There is no cost for the program; bring your own picnic lunch but we will provide morning and afternoon refreshments. Let us know you are coming (not required) by sending your name and contact information to: go.osu.edu/chatfield (must be lower case “c”). Or you can contact Sarah Mays of OSU Extension at firstname.lastname@example.org or 330-263-3831, fax: 330-263-3667. Prizes (books, plants, foodstuffs, and more), some especially reserved for those who let us now you are coming, will be part of the fun.
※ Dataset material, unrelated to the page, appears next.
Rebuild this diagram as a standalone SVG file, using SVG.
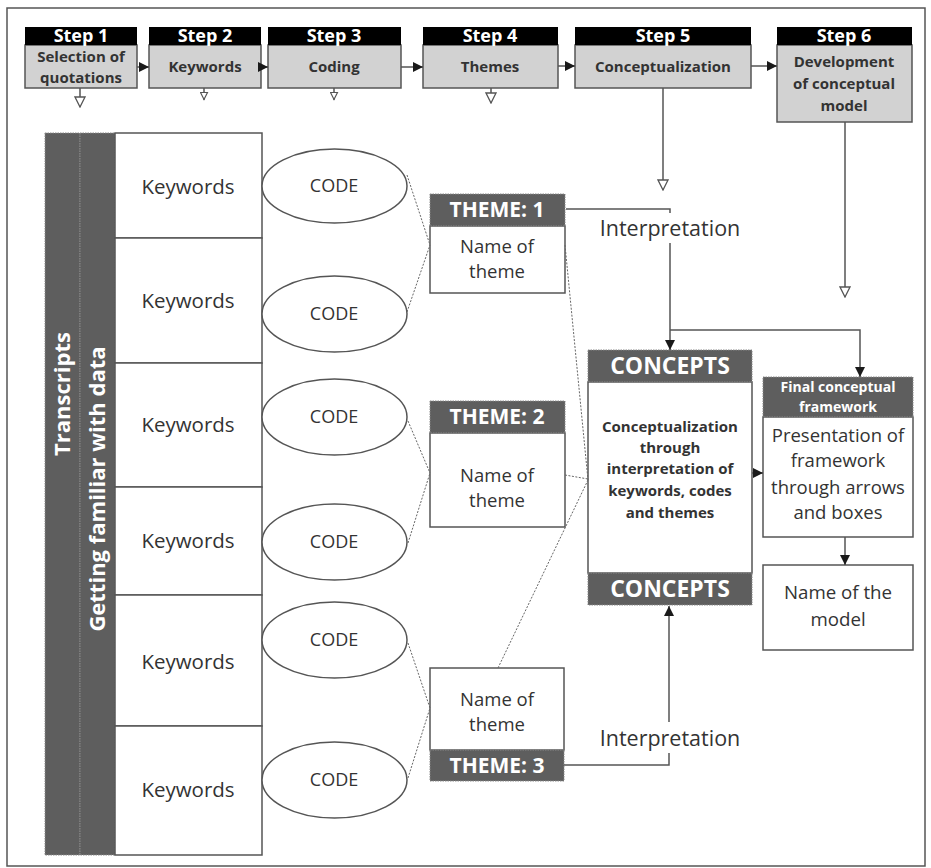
<svg xmlns="http://www.w3.org/2000/svg" width="931" height="868" viewBox="0 0 931 868">
<style>
text{font-family:"Open Sans","DejaVu Sans",sans-serif;fill:#333;text-anchor:middle}
.hd{fill:#fff;font-weight:bold}
.stp{font-weight:bold;font-size:15px;fill:#333}
.kw{font-size:20.5px}
.code{font-size:18px}
.nm{font-size:18.5px}
.box{fill:#fff;stroke:#555;stroke-width:1.5}
.gbox{fill:#d2d2d2;stroke:#555;stroke-width:1.5}
.blk{fill:#000}
.dark{fill:#5e5e5e;stroke:#888;stroke-width:1;stroke-dasharray:1.5,1}
.ln{fill:none;stroke:#555;stroke-width:1.5}
.dot{fill:none;stroke:#666;stroke-width:1;stroke-dasharray:2,1.5}
</style>
<defs>
<marker id="af" markerUnits="userSpaceOnUse" markerWidth="10" markerHeight="10" refX="10" refY="5" orient="auto" viewBox="0 0 10 10"><path d="M0,0 L10,5 L0,10 z" fill="#1a1a1a"/></marker>
<marker id="ah" markerUnits="userSpaceOnUse" markerWidth="12" markerHeight="12" refX="11" refY="6" orient="auto" viewBox="0 0 12 12"><path d="M1,1 L11,6 L1,11 z" fill="#fff" stroke="#555" stroke-width="1.3"/></marker>
<marker id="as" markerUnits="userSpaceOnUse" markerWidth="9" markerHeight="9" refX="8.5" refY="4.5" orient="auto" viewBox="0 0 9 9"><path d="M1,1 L8,4.5 L1,8 z" fill="#fff" stroke="#555" stroke-width="1.2"/></marker>
</defs>
<rect x="0" y="0" width="931" height="868" fill="#fff"/>
<rect x="7" y="8" width="918" height="858" fill="none" stroke="#555" stroke-width="1.5"/>

<g id="step1"><rect class="gbox" x="25" y="45" width="112" height="43"/><rect class="blk" x="25" y="27" width="112" height="18"/><text class="hd" x="81" y="42" font-size="18">Step 1</text><text class="stp" x="81" y="62">Selection of</text><text class="stp" x="81" y="83">quotations</text></g>
<g id="step2"><rect class="gbox" x="149" y="45" width="112" height="43"/><rect class="blk" x="149" y="27" width="112" height="18"/><text class="hd" x="205" y="42" font-size="18">Step 2</text><text class="stp" x="205" y="72">Keywords</text></g>
<g id="step3"><rect class="gbox" x="268" y="45" width="133" height="43"/><rect class="blk" x="268" y="27" width="133" height="18"/><text class="hd" x="334" y="42" font-size="18">Step 3</text><text class="stp" x="334" y="72">Coding</text></g>
<g id="step4"><rect class="gbox" x="423" y="45" width="135" height="43"/><rect class="blk" x="423" y="27" width="135" height="18"/><text class="hd" x="490" y="42" font-size="18">Step 4</text><text class="stp" x="490" y="72">Themes</text></g>
<g id="step5"><rect class="gbox" x="575" y="45" width="176" height="43"/><rect class="blk" x="575" y="27" width="176" height="18"/><text class="hd" x="663" y="42" font-size="18">Step 5</text><text class="stp" x="663" y="72">Conceptualization</text></g>
<g id="step6"><rect class="gbox" x="777" y="45" width="135" height="77"/><rect class="blk" x="777" y="27" width="135" height="18"/><text class="hd" x="844" y="42" font-size="18">Step 6</text><text class="stp" x="844" y="67">Development</text><text class="stp" x="844" y="89">of conceptual</text><text class="stp" x="844" y="111">model</text></g>

<g id="transcripts"><rect class="dark" x="45" y="133" width="35" height="722"/><text class="hd" font-size="22" transform="translate(70,394) rotate(-90)">Transcripts</text></g>
<g id="familiar"><rect class="dark" x="80" y="133" width="35" height="722"/><text class="hd" font-size="22" transform="translate(105,489) rotate(-90)">Getting familiar with data</text></g>

<g id="keywords">
<rect class="box" x="115" y="133" width="147" height="105"/><text class="kw" x="188" y="194">Keywords</text>
<rect class="box" x="115" y="238" width="147" height="125"/><text class="kw" x="188" y="308">Keywords</text>
<rect class="box" x="115" y="363" width="147" height="124"/><text class="kw" x="188" y="432">Keywords</text>
<rect class="box" x="115" y="487" width="147" height="108"/><text class="kw" x="188" y="548">Keywords</text>
<rect class="box" x="115" y="595" width="147" height="131"/><text class="kw" x="188" y="669">Keywords</text>
<rect class="box" x="115" y="726" width="147" height="129"/><text class="kw" x="188" y="797">Keywords</text>
</g>

<g id="codes">
<ellipse class="box" cx="334.5" cy="186" rx="72.5" ry="37"/><text class="code" x="334" y="192">CODE</text>
<ellipse class="box" cx="334.5" cy="314" rx="72.5" ry="38"/><text class="code" x="334" y="320">CODE</text>
<ellipse class="box" cx="334.5" cy="417" rx="72.5" ry="38"/><text class="code" x="334" y="423">CODE</text>
<ellipse class="box" cx="334.5" cy="542" rx="72.5" ry="38"/><text class="code" x="334" y="548">CODE</text>
<ellipse class="box" cx="334.5" cy="640" rx="72.5" ry="38"/><text class="code" x="334" y="646">CODE</text>
<ellipse class="box" cx="334.5" cy="780" rx="72.5" ry="38"/><text class="code" x="334" y="786">CODE</text>
</g>

<g id="theme1"><rect class="box" x="430" y="226" width="135" height="67"/><rect class="dark" x="430" y="194" width="135" height="32"/><text class="hd" x="497" y="217" font-size="21">THEME: 1</text><text class="nm" x="497" y="253">Name of</text><text class="nm" x="497" y="278">theme</text></g>
<g id="theme2"><rect class="box" x="430" y="433" width="135" height="94"/><rect class="dark" x="430" y="401" width="135" height="32"/><text class="hd" x="497" y="424" font-size="21">THEME: 2</text><text class="nm" x="497" y="482">Name of</text><text class="nm" x="497" y="507">theme</text></g>
<g id="theme3"><rect class="box" x="430" y="668" width="134" height="82"/><rect class="dark" x="430" y="750" width="134" height="31"/><text class="hd" x="497" y="773" font-size="21">THEME: 3</text><text class="nm" x="497" y="706">Name of</text><text class="nm" x="497" y="731">theme</text></g>

<g id="concepts"><rect class="box" x="588" y="382" width="164" height="191"/><rect class="dark" x="588" y="350" width="164" height="32"/><rect class="dark" x="588" y="573" width="164" height="32"/><text class="hd" x="670" y="374" font-size="23">CONCEPTS</text><text class="hd" x="670" y="597" font-size="23">CONCEPTS</text>
<g font-weight="bold" font-size="15"><text x="670" y="432">Conceptualization</text><text x="670" y="453">through</text><text x="670" y="474">interpretation of</text><text x="670" y="496">keywords, codes</text><text x="670" y="518">and themes</text></g></g>

<g id="final"><rect class="box" x="763" y="417" width="150" height="120"/><rect class="dark" x="763" y="377" width="150" height="40"/><text class="hd" x="838" y="392" font-size="14">Final conceptual</text><text class="hd" x="838" y="412" font-size="14">framework</text>
<g font-size="18.5"><text x="838" y="442">Presentation of</text><text x="838" y="467">framework</text><text x="838" y="494">through arrows</text><text x="838" y="519">and boxes</text></g></g>
<g id="model"><rect class="box" x="763" y="565" width="150" height="85"/><text x="838" y="599" font-size="18.7">Name of the</text><text x="838" y="626" font-size="18.7">model</text></g>

<g id="interp-labels"><text x="670" y="236" font-size="21.5">Interpretation</text><text x="670" y="746" font-size="21.5">Interpretation</text></g>

<g id="connectors">
<line class="ln" x1="137" y1="67" x2="149" y2="67" marker-end="url(#af)"/>
<line class="ln" x1="261" y1="67" x2="268" y2="67" marker-end="url(#af)"/>
<line class="ln" x1="401" y1="67" x2="423" y2="67" marker-end="url(#af)"/>
<line class="ln" x1="558" y1="66" x2="575" y2="66" marker-end="url(#af)"/>
<line class="ln" x1="751" y1="66" x2="777" y2="66" marker-end="url(#af)"/>
<line class="ln" x1="80" y1="88" x2="80" y2="107" marker-end="url(#ah)"/>
<line class="ln" x1="204" y1="88" x2="204" y2="100" marker-end="url(#as)"/>
<line class="ln" x1="334" y1="88" x2="334" y2="100" marker-end="url(#as)"/>
<line class="ln" x1="491" y1="88" x2="491" y2="103" marker-end="url(#ah)"/>
<line class="ln" x1="663" y1="88" x2="663" y2="190" marker-end="url(#ah)"/>
<line class="ln" x1="845" y1="122" x2="845" y2="297" marker-end="url(#ah)"/>
<polyline class="ln" points="566,209 670,209 670,213"/>
<line class="ln" x1="670" y1="243" x2="670" y2="350" marker-end="url(#af)"/>
<polyline class="ln" points="670,330 860,330 860,377" marker-end="url(#af)"/>
<line class="ln" x1="669" y1="722" x2="669" y2="606" marker-end="url(#af)"/>
<polyline class="ln" points="669,753 669,765 564,765"/>
<line class="ln" x1="752" y1="473" x2="763" y2="473" marker-end="url(#af)"/>
<line class="ln" x1="845" y1="537" x2="845" y2="565" marker-end="url(#af)"/>
<line class="dot" x1="407" y1="175" x2="430" y2="245"/>
<line class="dot" x1="407" y1="312" x2="430" y2="245"/>
<line class="dot" x1="408" y1="421" x2="430" y2="473"/>
<line class="dot" x1="408" y1="543" x2="430" y2="473"/>
<line class="dot" x1="408" y1="643" x2="430" y2="708"/>
<line class="dot" x1="408" y1="778" x2="430" y2="708"/>
<line class="dot" x1="565" y1="245" x2="588" y2="480"/>
<line class="dot" x1="565" y1="475" x2="588" y2="479"/>
<line class="dot" x1="498" y1="668" x2="588" y2="480"/>
</g>
</svg>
As noted, Dan Herms on the evidence and horticultural significance of climate change, Sara Chatfield on climate change and the politics of federalism, Jason Veil and Paul Snyder speaking of Edmund Secrest and the Nurture of Nature, John Pojacnik and friends speaking on the Nature of Northeast Ohio, Matt Shultzman and Jim Chatfield with an introduction to Alexander von Humboldt. And poetry. And music. And flowers and trees. Charles Darwin said “he would not have sailed on the Beagle if it had not been for von Humboldt”. Goethe said “spending a day with Humboldt was like having lived several years.”
Come stand on the shoulders of this giant. In her equally wonderful new book (a graphic novel), The Adventure of Alexander von Humboldt, Andrea Wulf speaks of von Humboldt’s early realization of man’s role in a Nature not simply to be conquered or feared, but one in which we are deeply imbedded. And, “Unlike other scientists, Humboldt insisted that we should understand nature not only through reason but also through our imagination. So much has changed. Today, as news about climate change becomes more dire, we are constantly bombarded with dry statistics and numbers that are so abstract they’ve become almost meaningless.”
“[channeling AVH]: How can you rescue the planet when all you do is fret about the acidity of oceans but forget the beauty of the wild dance of waves? Or what about the dawn chorus of urban birds? Or the delicious smell of a forest after a sudden rain shower on a summer day? Why does no one dare to talk about the awe for nature anymore? In my book Views of Nature I wrote that nature is in some kind of mysterious communication with our feelings. Isn’t that still important?”
It is. Alexander von Humboldt: you know him, even if we have sort of forgotten. The Humboldt Current. The Humboldt squid. Humboldt County, CA and the redwoods. Hmm, Humboldt Fog cheese; perhaps we shall have some. Come spend the day.